If $G$ has only elements of order $7$, then the number of elements of order $7$ is divisible by $\phi(7)= 6$, then we will have, due to the presence of the identity element of order $1$, $|G|= 77= 6k+1$, for some $k$. This yields that $76=6k$, but $6\nmid 76$.

Similarly if we suppose that $G$ has only elements of order $11$. We will work the same way until reaching $10\nmid 76$.

Hence we conclude that $G$ has elements of order $7$ and $11$.
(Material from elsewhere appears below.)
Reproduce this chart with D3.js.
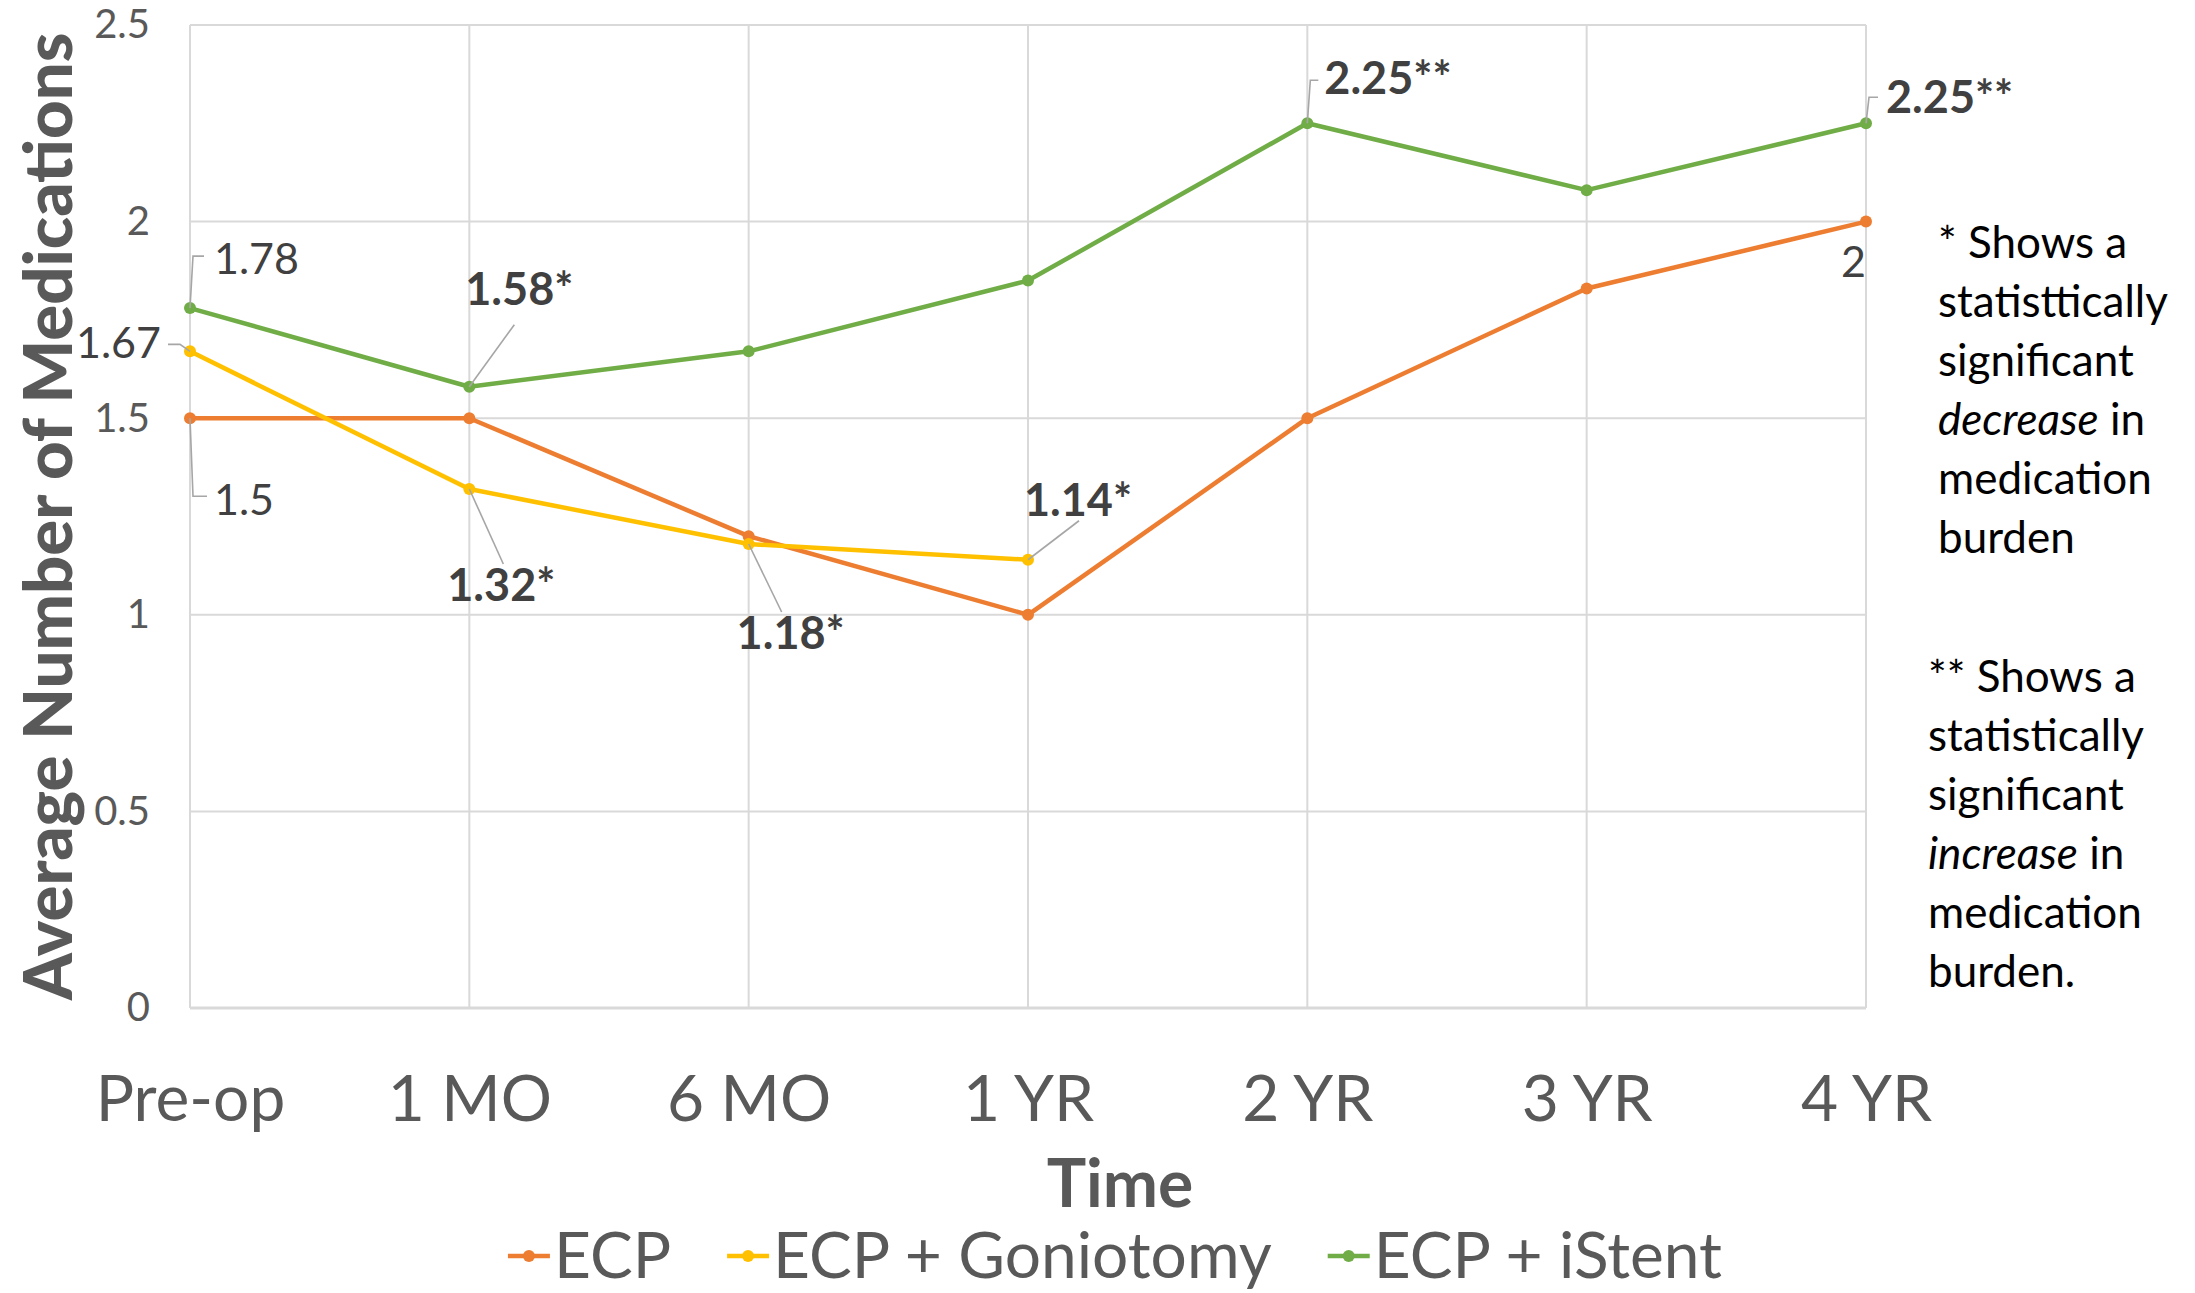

Here I don't know how to continue.

I know that if $a,b \in G$, where $|a|= 7$ and $|b|= 11$ then $|ab|$ divides $lcm(7,11)= 77$, but how to show that there is an element of order $77$??

I should let you know that I didn't take the theorem saying:

$|HK|= \frac{|H||K|}{|H\cap K|}$, as I see it in similar proofs.

Best Answer

We're given that $|G| = 77 = 7 \cdot 11$. Since $7, 11$ are prime and $7 \not\mid (11 - 1)$, Sylow's Third Theorem implies that $G$ has exactly one subgroup of order $7$ and one of order $11$. So, $G$ contains exactly $7 - 1 = 6$ elements of order $7$, $11 - 1 = 10$ elements of order $11$, and $1$ element of order $1$ (the identity). Since $1 + 6 + 10 = 17 < 77$, $G$ must have elements with some order $\neq 1, 7, 11$, hence an element (in fact, $60$ elements) of order $77$.

The same argument applies mutatis mutandis for any group whose order is a product $p q$ of primes $p < q$ for which $p \not\mid (q - 1)$.